Saturday, August 30, 2014

Ichiryo Gusoku

I realized on this Labor Day weekend that I needed to catch up on an old point of business which I had started some time ago but never really talked about.

If you had not noticed, about a month ago I posted two new pages here at the blog:  One on "Ichiryo Gusoku" and the other on goals around this.  The concept is one that I have been working with in my mind for some time, have tried a couple of alternate attempts at, and then decided to connect them with my blog and how I am attempting to evolve my life.

What were the Ichiryo Gusoku?  They were the samurai of Chosokabe Motochika (1539-1599) of the Japanese Island of Shikoku.  The term literally meant “one fief, one suit of armor” – which meant the samurai who not only fought but also worked the land as farmers and only had enough land to support themselves, not any follower - or what we might think of, a sort of yeoman farmer who provided for himself and his family but served a higher cause.

“These rustic samurai were known as ichiryo gusoku, because what they possessed was “one fief and one suit of armor”.  They were essentially rough-and-ready characters, who armor came to pieces where the plates where laced together.  They only thing they  prized was courage in battle, and it is said of them that when they were working in the paddy fields they stuck their spears into the ridges between the irrigated sections and fastens their sandals to the shafts, so they could be ready to fight at a moment’s notice.” – The Book of the Samurai: The Warrior Class of Japan, Stephen R. Turnbull

The thought intrigued me as I was introduced to the concept because it combine two areas of interest to me:  my interest in sword arts and my latent interest in doing more to support my own lifestyle by what I produce for it.  As I continued to work through the concepts I came up with a set of goals (that is the other page) of ultimate ways I would like to directly provide for myself and my family.

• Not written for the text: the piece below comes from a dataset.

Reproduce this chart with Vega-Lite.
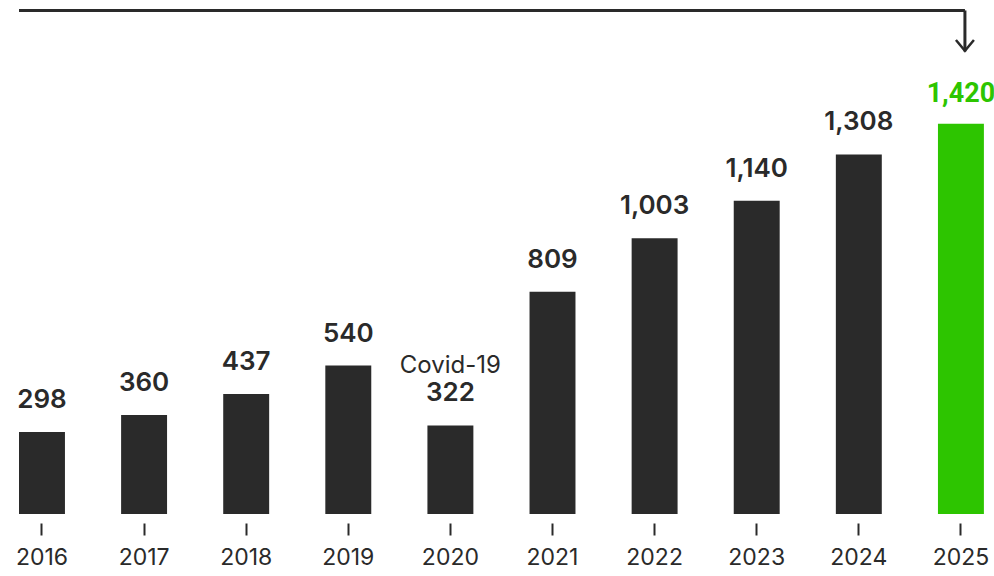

The goals are a work in progress both of time and location:  where we are now we can only probably do a small fraction of what we I would like to do.  Still, putting them down - and more importantly, putting them out there - is a sort of goad to me to get on with the process.

As I have stated multiple times, I make no commentary on politics and few comments on current affairs on this blog.  That said, there is one truth that transcends all of this and is applicable:  the more has control of the components of one's life and what one needs to survive, the greater degree of freedom one controls over one's destiny.


  1. Nice. I am not all that familiar with Japanese swordplay or Oriental Feudalism but that sounds very close to the lower English form of Feudalism. Perhaps with a bit o Saxon mixed in.

  2. Interestingly Preppy, one of the moves that Toyotomi Hideyoshi (Tokugawa Ieyasu's predecessor) did was to make such people choose to be either a samurai or a farmer. Class distinction made people much more easier to control. The Tokugawa were also responsible for severing the link between the samurai and the land the held by making cash payments to them instead of having the rice deposited with them.